The most prestigious complex remains the one built by Soliman the Magnificent, between 1550 and 1557. Vying with Haghia Sophia, the mosque dominates the city skyline to the extent that it is visible from north of the Golden Horn. It is also surrounded by a series of buildings used for educational and social functions. Behind the mosque, decorated with magnificent ceramic panels, lie the mausoleums of the sultan and his wife Hurrem Sultana.
The grand viziers of Soliman's reign also vied with each other in public works. The Rustem Pasha Mosque, built in 1560 near the port, is a veritable ceramic museum. Sokollu Mehmed Pasha built two mosques in the city and a third body of buildings comprising a medersa and his own mausoleum, in the Eyup suburbs at the tip of the Golden Horn, a site reserved for the burial of dignitaries of the empire. This whole collection of monuments, as well as hundreds of others, were built by the architect Sinan, a major figure in Ottoman architecture.

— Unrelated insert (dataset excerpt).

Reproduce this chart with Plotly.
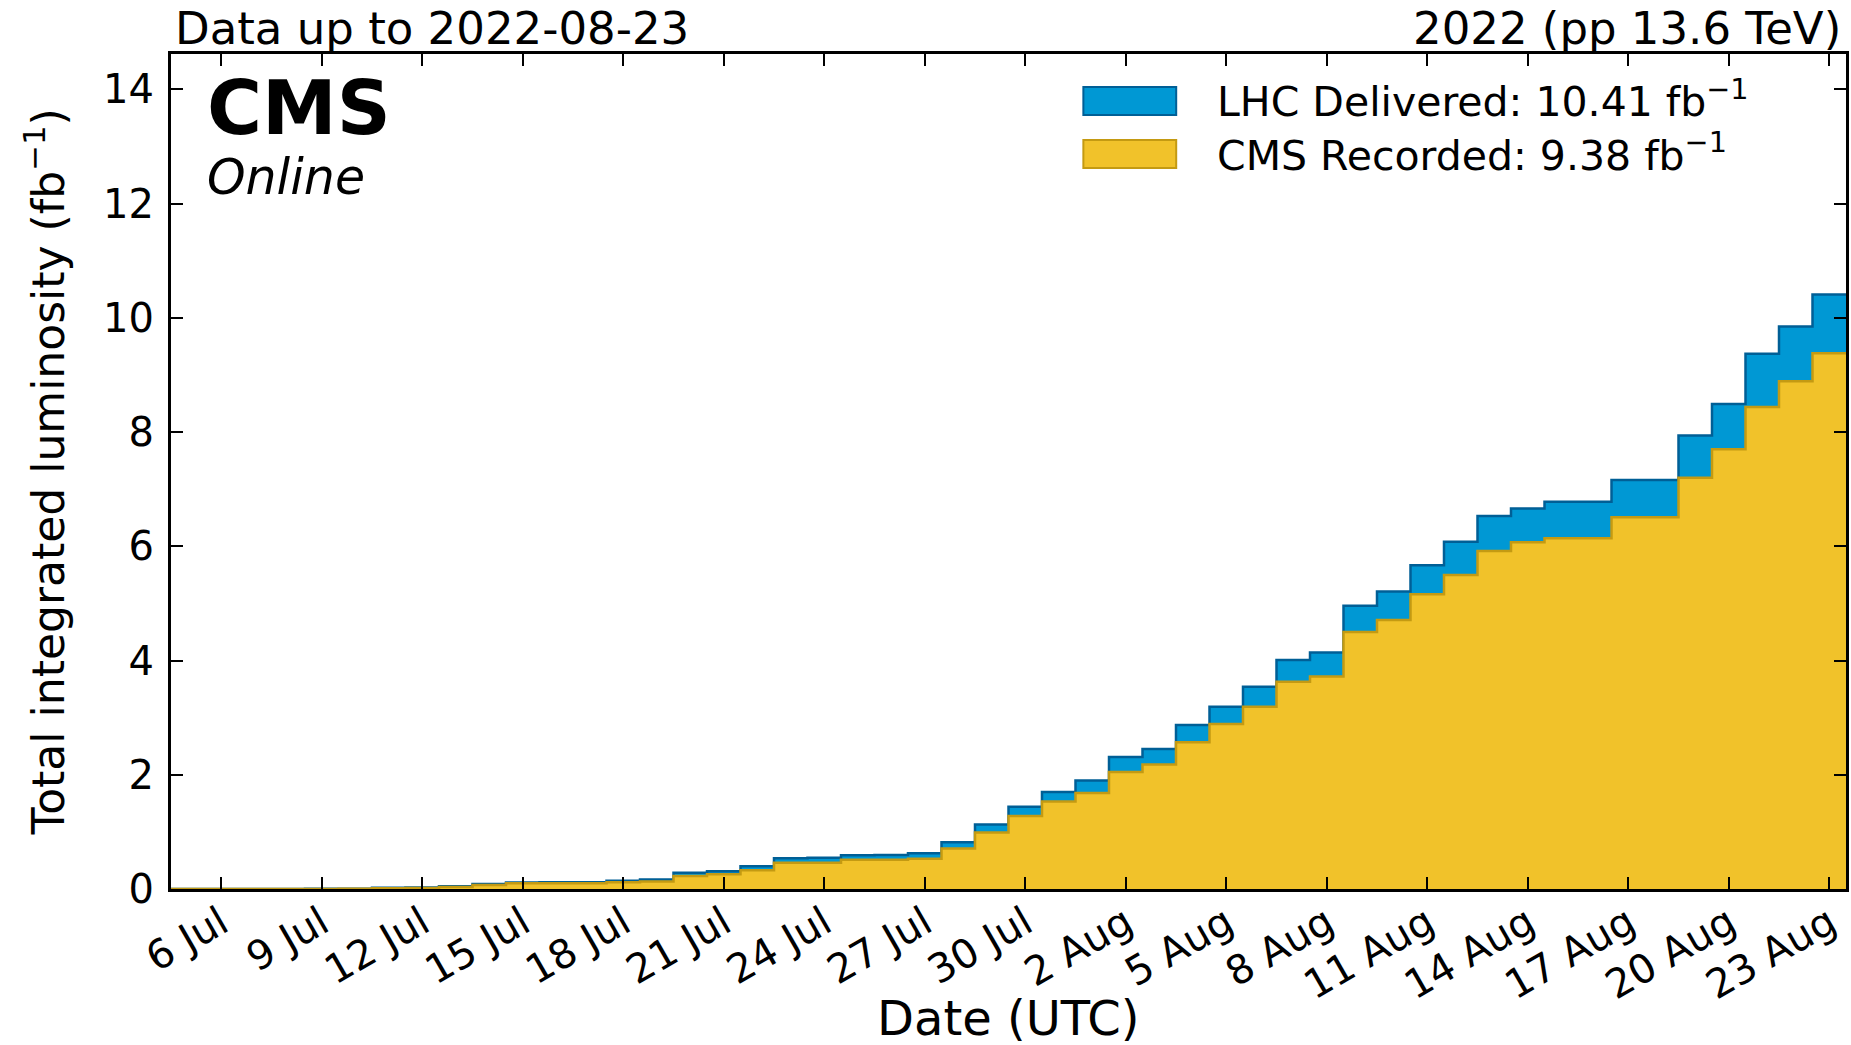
import pandas as pd
import plotly.graph_objects as go

# ---------------- data ----------------
start_date = "2022-07-05"
end_date = "2022-08-23"
dates = list(pd.date_range(start_date, end_date, freq="D"))

delivered = [
    0.0, 0.0, 0.0, 0.0, 0.003, 0.005, 0.02, 0.025, 0.05, 0.088,      # 5-14 Jul
    0.115, 0.117, 0.118, 0.146, 0.165, 0.285, 0.31, 0.40, 0.54, 0.545,  # 15-24 Jul
    0.59, 0.595, 0.625, 0.82, 1.13, 1.44, 1.70,                          # 25-31 Jul
    1.90, 2.31, 2.45, 2.87, 3.19, 3.54, 4.01, 4.14, 4.96, 5.21,          # 1-10 Aug
    5.67, 6.08, 6.53, 6.66, 6.78, 6.78, 7.16, 7.16, 7.94, 8.49,          # 11-20 Aug
    9.37, 9.85, 10.41,                                                   # 21-23 Aug
]
recorded = [
    0.0, 0.0, 0.0, 0.0, 0.002, 0.004, 0.015, 0.018, 0.035, 0.07,
    0.10, 0.10, 0.10, 0.12, 0.13, 0.228, 0.257, 0.33, 0.46, 0.46,
    0.51, 0.51, 0.53, 0.71, 0.99, 1.28, 1.53,
    1.68, 2.05, 2.18, 2.57, 2.89, 3.19, 3.63, 3.72, 4.50, 4.71,
    5.16, 5.50, 5.92, 6.07, 6.14, 6.14, 6.51, 6.51, 7.20, 7.70,
    8.44, 8.89, 9.38,
]
series_names = ["LHC Delivered: 10.41 fb<sup>\u22121</sup>",
                "CMS Recorded: 9.38 fb<sup>\u22121</sup>"]
y_ticks = [0, 2, 4, 6, 8, 10, 12, 14]

# ---------------- styles ----------------
FONT = "DejaVu Sans"
BLUE_FILL, BLUE_EDGE = "#0098D4", "#005F96"
YEL_FILL, YEL_EDGE = "#F1C22A", "#C49A12"

half_day = pd.Timedelta(hours=12)
def step_xy(vals):
    xs = [d - half_day for d in dates] + [dates[-1] + half_day]
    ys = list(vals) + [vals[-1]]
    return xs, ys

fig = go.Figure()
for vals, fill, edge, name in [(delivered, BLUE_FILL, BLUE_EDGE, series_names[0]),
                               (recorded, YEL_FILL, YEL_EDGE, series_names[1])]:
    xs, ys = step_xy(vals)
    fig.add_trace(go.Scatter(x=xs, y=ys, mode="lines", line_shape="hv",
                             line=dict(color=edge, width=2.5),
                             fill="tozeroy", fillcolor=fill, name=name,
                             showlegend=False, hoverinfo="skip"))

L, R, T, B = 171, 1849, 54, 889
W, H = 1851, 1045
pw, ph = R - L, B - T
def px(x):
    return (x - L) / pw
def py(y):
    return (B - y) / ph

fig.update_layout(
    width=W, height=H, autosize=False,
    margin=dict(l=L, r=W - R, t=T, b=H - B, pad=0),
    plot_bgcolor="white", paper_bgcolor="white",
    font=dict(family=FONT, color="black", size=40),
)
fig.update_xaxes(
    type="date",
    range=[dates[0] - half_day, dates[-1] + half_day],
    tick0="2022-07-06", dtick=3 * 86400000, tickformat="%-d %b",
    tickangle=-30, tickfont=dict(size=40, family=FONT),
    ticks="inside", ticklen=12, tickwidth=2, tickcolor="black",
    showline=True, linecolor="black", linewidth=3, mirror="ticks",
    showgrid=False, zeroline=False, ticklabelstandoff=-8,
)
fig.update_yaxes(
    range=[0, 14.62], tickvals=y_ticks,
    tickfont=dict(size=40, family=FONT),
    ticks="inside", ticklen=12, tickwidth=2, tickcolor="black",
    showline=True, linecolor="black", linewidth=3, mirror="ticks",
    showgrid=False, zeroline=False, ticklabelstandoff=6,
)

ann = []
ann.append(dict(text="Data up to 2022-08-23", x=px(173), y=py(28), xanchor="left",
                yanchor="middle", font=dict(size=45)))
ann.append(dict(text="2022 (pp 13.6 TeV)", x=px(1846), y=py(28), xanchor="right",
                yanchor="middle", font=dict(size=45)))
ann.append(dict(text="<b>CMS</b>", x=px(205), y=py(108), xanchor="left",
                yanchor="middle", font=dict(size=75)))
ann.append(dict(text="<i>Online</i>", x=px(205), y=py(177), xanchor="left",
                yanchor="middle", font=dict(size=49)))
ann.append(dict(text="Date (UTC)", x=px(1010), y=py(1018), xanchor="center",
                yanchor="middle", font=dict(size=48)))
ann.append(dict(text="Total integrated luminosity (fb<sup>\u22121</sup>)", x=px(44),
                y=py(472), xanchor="center", yanchor="middle", textangle=-90,
                font=dict(size=44)))
# legend: swatches + one two-line text block
shapes = []
for fill, edge, y0, y1 in [(BLUE_FILL, BLUE_EDGE, 87, 115), (YEL_FILL, YEL_EDGE, 140, 168)]:
    shapes.append(dict(type="rect", xref="paper", yref="paper",
                       x0=px(1085), x1=px(1178), y0=py(y1), y1=py(y0),
                       fillcolor=fill, line=dict(color=edge, width=2)))
ann.append(dict(text="<br>".join(series_names), x=px(1217), y=py(126), xanchor="left",
                yanchor="middle", align="left", font=dict(size=41)))
for a in ann:
    a.update(xref="paper", yref="paper", showarrow=False)
    a["font"].setdefault("family", FONT)
    a["font"].setdefault("color", "black")
fig.update_layout(annotations=ann, shapes=shapes)

fig.write_html("out.html", config={"displayModeBar": False},
               post_script="document.body.style.margin='0';")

The mosque built by Ahmed I (1603-1617) next to the former Byzantine racecourse and opposite Haghia Sophia is the last prestigious building of that period. The only mosque to boast six minarets, it is known as the Blue Mosque because of the colour of its interior decoration.
The financial crisis that affected the Empire in the 17th century led to a relative decrease in prestige building ventures, but they obtained a new lease on life in the following century thanks to a new style known as Ottoman Baroque. The first buildings in this style were the monumental fountains, the best example of which is still the Ahmed III Fountain, built in 1729, facing the entrance to the Topkapi Palace. In the Nuruosmaniye Mosque, completed in 1755 (and the courtyard which visitors are obliged to cross in order to enter the Great Bazaar), western influences have been reinterpreted in a thoroughly original manner.
Not only Baroque, but Rococo, Neo-classicism and Empire styles also influenced Ottoman architects, who adapted these new ideas to their building programmes, erecting mosques, mausoleums and a palace, all of which constantly renewed Istanbul's architecture until the end of the Empire. Meanwhile, the city extended northwards, to the banks of the Bosphorus where the dignitaries of the Empire built magnificent residences at the water's edge, the yali, but also north of the Golden Horn where the European districts developed around the ambassadors' residences.